Information provided:
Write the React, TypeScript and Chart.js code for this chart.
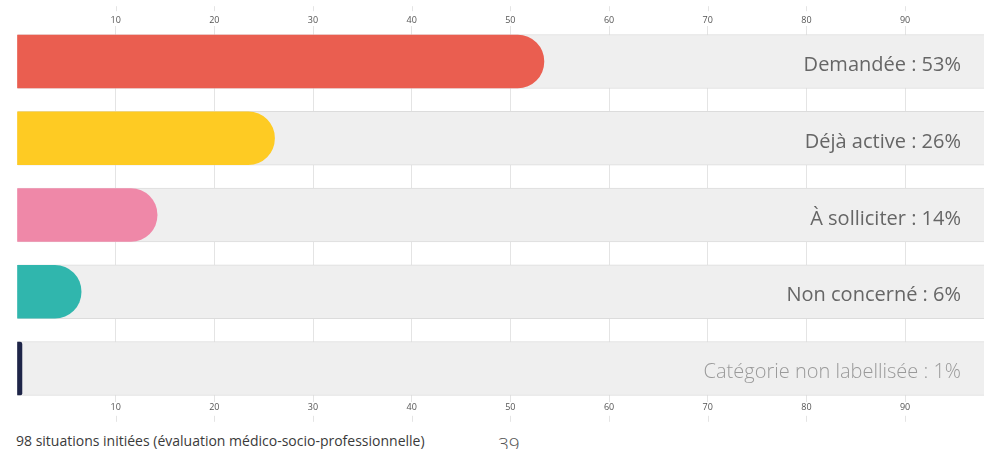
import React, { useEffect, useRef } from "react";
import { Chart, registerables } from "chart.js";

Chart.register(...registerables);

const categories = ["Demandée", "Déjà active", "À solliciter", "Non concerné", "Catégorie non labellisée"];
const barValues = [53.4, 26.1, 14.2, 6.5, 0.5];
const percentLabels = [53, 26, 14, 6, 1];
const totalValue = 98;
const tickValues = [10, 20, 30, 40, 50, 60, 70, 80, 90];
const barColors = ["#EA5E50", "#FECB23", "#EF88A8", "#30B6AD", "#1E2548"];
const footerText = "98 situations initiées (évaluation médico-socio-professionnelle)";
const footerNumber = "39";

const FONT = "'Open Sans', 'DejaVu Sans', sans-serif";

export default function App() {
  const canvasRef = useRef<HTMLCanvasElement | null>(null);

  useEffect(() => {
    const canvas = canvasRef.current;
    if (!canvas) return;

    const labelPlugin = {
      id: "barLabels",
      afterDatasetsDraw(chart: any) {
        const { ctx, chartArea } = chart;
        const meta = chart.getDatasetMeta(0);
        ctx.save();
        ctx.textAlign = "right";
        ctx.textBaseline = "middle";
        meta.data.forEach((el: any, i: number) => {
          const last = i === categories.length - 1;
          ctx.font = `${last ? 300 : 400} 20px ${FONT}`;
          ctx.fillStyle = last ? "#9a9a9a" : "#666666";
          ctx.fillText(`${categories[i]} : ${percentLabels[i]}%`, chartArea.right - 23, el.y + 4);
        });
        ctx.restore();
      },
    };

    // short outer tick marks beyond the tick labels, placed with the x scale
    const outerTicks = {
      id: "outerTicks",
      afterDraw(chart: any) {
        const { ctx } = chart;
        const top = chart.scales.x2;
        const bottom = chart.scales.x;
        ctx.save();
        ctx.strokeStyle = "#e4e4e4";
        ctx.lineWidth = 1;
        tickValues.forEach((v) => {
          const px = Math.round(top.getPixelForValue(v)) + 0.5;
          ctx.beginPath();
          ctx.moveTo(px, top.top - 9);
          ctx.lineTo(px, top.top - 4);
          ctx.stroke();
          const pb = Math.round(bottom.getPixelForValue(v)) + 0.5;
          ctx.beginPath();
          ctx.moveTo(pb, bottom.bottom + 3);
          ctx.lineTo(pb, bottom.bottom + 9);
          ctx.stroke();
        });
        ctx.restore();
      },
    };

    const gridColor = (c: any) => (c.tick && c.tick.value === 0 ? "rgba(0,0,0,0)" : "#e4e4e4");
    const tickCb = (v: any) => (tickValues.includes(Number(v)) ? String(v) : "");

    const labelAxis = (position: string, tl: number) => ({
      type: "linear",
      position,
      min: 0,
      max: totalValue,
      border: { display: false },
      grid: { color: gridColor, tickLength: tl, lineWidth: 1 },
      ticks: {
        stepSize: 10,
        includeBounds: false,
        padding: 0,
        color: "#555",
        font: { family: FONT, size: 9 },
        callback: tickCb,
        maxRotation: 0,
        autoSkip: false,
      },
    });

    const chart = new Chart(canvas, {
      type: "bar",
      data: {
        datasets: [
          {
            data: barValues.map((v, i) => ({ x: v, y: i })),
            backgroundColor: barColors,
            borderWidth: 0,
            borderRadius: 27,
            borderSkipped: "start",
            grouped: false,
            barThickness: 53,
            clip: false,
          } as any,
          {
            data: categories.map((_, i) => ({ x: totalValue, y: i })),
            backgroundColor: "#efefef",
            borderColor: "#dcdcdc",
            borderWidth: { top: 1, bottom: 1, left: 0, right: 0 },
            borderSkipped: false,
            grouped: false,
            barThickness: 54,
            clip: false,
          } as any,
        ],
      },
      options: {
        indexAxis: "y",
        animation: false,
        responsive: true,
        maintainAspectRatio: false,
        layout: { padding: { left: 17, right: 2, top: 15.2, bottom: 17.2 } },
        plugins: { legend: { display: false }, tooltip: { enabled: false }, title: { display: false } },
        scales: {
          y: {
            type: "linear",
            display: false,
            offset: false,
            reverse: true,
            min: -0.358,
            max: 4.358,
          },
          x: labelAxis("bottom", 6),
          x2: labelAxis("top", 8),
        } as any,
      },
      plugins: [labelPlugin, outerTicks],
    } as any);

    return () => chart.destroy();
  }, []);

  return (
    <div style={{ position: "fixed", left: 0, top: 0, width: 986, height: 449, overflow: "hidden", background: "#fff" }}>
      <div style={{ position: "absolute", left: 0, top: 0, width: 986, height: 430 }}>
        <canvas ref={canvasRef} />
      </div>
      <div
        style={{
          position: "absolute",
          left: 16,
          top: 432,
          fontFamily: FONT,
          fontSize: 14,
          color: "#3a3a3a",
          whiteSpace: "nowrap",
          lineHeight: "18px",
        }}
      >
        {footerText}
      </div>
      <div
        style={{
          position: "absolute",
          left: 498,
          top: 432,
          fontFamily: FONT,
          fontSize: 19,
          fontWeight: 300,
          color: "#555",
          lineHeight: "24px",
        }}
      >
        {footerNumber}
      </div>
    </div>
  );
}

Description of the task: Retype the listing exactly. Pictures do not belong in the copy.

Result for this exercise:
Write the React, TypeScript and Chart.js code for this chart.
import React, { useEffect, useRef } from "react";
import { Chart, registerables } from "chart.js";

Chart.register(...registerables);

const categories = ["Demandée", "Déjà active", "À solliciter", "Non concerné", "Catégorie non labellisée"];
const barValues = [53.4, 26.1, 14.2, 6.5, 0.5];
const percentLabels = [53, 26, 14, 6, 1];
const totalValue = 98;
const tickValues = [10, 20, 30, 40, 50, 60, 70, 80, 90];
const barColors = ["#EA5E50", "#FECB23", "#EF88A8", "#30B6AD", "#1E2548"];
const footerText = "98 situations initiées (évaluation médico-socio-professionnelle)";
const footerNumber = "39";

const FONT = "'Open Sans', 'DejaVu Sans', sans-serif";

export default function App() {
  const canvasRef = useRef<HTMLCanvasElement | null>(null);

  useEffect(() => {
    const canvas = canvasRef.current;
    if (!canvas) return;

    const labelPlugin = {
      id: "barLabels",
      afterDatasetsDraw(chart: any) {
        const { ctx, chartArea } = chart;
        const meta = chart.getDatasetMeta(0);
        ctx.save();
        ctx.textAlign = "right";
        ctx.textBaseline = "middle";
        meta.data.forEach((el: any, i: number) => {
          const last = i === categories.length - 1;
          ctx.font = `${last ? 300 : 400} 20px ${FONT}`;
          ctx.fillStyle = last ? "#9a9a9a" : "#666666";
          ctx.fillText(`${categories[i]} : ${percentLabels[i]}%`, chartArea.right - 23, el.y + 4);
        });
        ctx.restore();
      },
    };

    // short outer tick marks beyond the tick labels, placed with the x scale
    const outerTicks = {
      id: "outerTicks",
      afterDraw(chart: any) {
        const { ctx } = chart;
        const top = chart.scales.x2;
        const bottom = chart.scales.x;
        ctx.save();
        ctx.strokeStyle = "#e4e4e4";
        ctx.lineWidth = 1;
        tickValues.forEach((v) => {
          const px = Math.round(top.getPixelForValue(v)) + 0.5;
          ctx.beginPath();
          ctx.moveTo(px, top.top - 9);
          ctx.lineTo(px, top.top - 4);
          ctx.stroke();
          const pb = Math.round(bottom.getPixelForValue(v)) + 0.5;
          ctx.beginPath();
          ctx.moveTo(pb, bottom.bottom + 3);
          ctx.lineTo(pb, bottom.bottom + 9);
          ctx.stroke();
        });
        ctx.restore();
      },
    };

    const gridColor = (c: any) => (c.tick && c.tick.value === 0 ? "rgba(0,0,0,0)" : "#e4e4e4");
    const tickCb = (v: any) => (tickValues.includes(Number(v)) ? String(v) : "");

    const labelAxis = (position: string, tl: number) => ({
      type: "linear",
      position,
      min: 0,
      max: totalValue,
      border: { display: false },
      grid: { color: gridColor, tickLength: tl, lineWidth: 1 },
      ticks: {
        stepSize: 10,
        includeBounds: false,
        padding: 0,
        color: "#555",
        font: { family: FONT, size: 9 },
        callback: tickCb,
        maxRotation: 0,
        autoSkip: false,
      },
    });

    const chart = new Chart(canvas, {
      type: "bar",
      data: {
        datasets: [
          {
            data: barValues.map((v, i) => ({ x: v, y: i })),
            backgroundColor: barColors,
            borderWidth: 0,
            borderRadius: 27,
            borderSkipped: "start",
            grouped: false,
            barThickness: 53,
            clip: false,
          } as any,
          {
            data: categories.map((_, i) => ({ x: totalValue, y: i })),
            backgroundColor: "#efefef",
            borderColor: "#dcdcdc",
            borderWidth: { top: 1, bottom: 1, left: 0, right: 0 },
            borderSkipped: false,
            grouped: false,
            barThickness: 54,
            clip: false,
          } as any,
        ],
      },
      options: {
        indexAxis: "y",
        animation: false,
        responsive: true,
        maintainAspectRatio: false,
        layout: { padding: { left: 17, right: 2, top: 15.2, bottom: 17.2 } },
        plugins: { legend: { display: false }, tooltip: { enabled: false }, title: { display: false } },
        scales: {
          y: {
            type: "linear",
            display: false,
            offset: false,
            reverse: true,
            min: -0.358,
            max: 4.358,
          },
          x: labelAxis("bottom", 6),
          x2: labelAxis("top", 8),
        } as any,
      },
      plugins: [labelPlugin, outerTicks],
    } as any);

    return () => chart.destroy();
  }, []);

  return (
    <div style={{ position: "fixed", left: 0, top: 0, width: 986, height: 449, overflow: "hidden", background: "#fff" }}>
      <div style={{ position: "absolute", left: 0, top: 0, width: 986, height: 430 }}>
        <canvas ref={canvasRef} />
      </div>
      <div
        style={{
          position: "absolute",
          left: 16,
          top: 432,
          fontFamily: FONT,
          fontSize: 14,
          color: "#3a3a3a",
          whiteSpace: "nowrap",
          lineHeight: "18px",
        }}
      >
        {footerText}
      </div>
      <div
        style={{
          position: "absolute",
          left: 498,
          top: 432,
          fontFamily: FONT,
          fontSize: 19,
          fontWeight: 300,
          color: "#555",
          lineHeight: "24px",
        }}
      >
        {footerNumber}
      </div>
    </div>
  );
}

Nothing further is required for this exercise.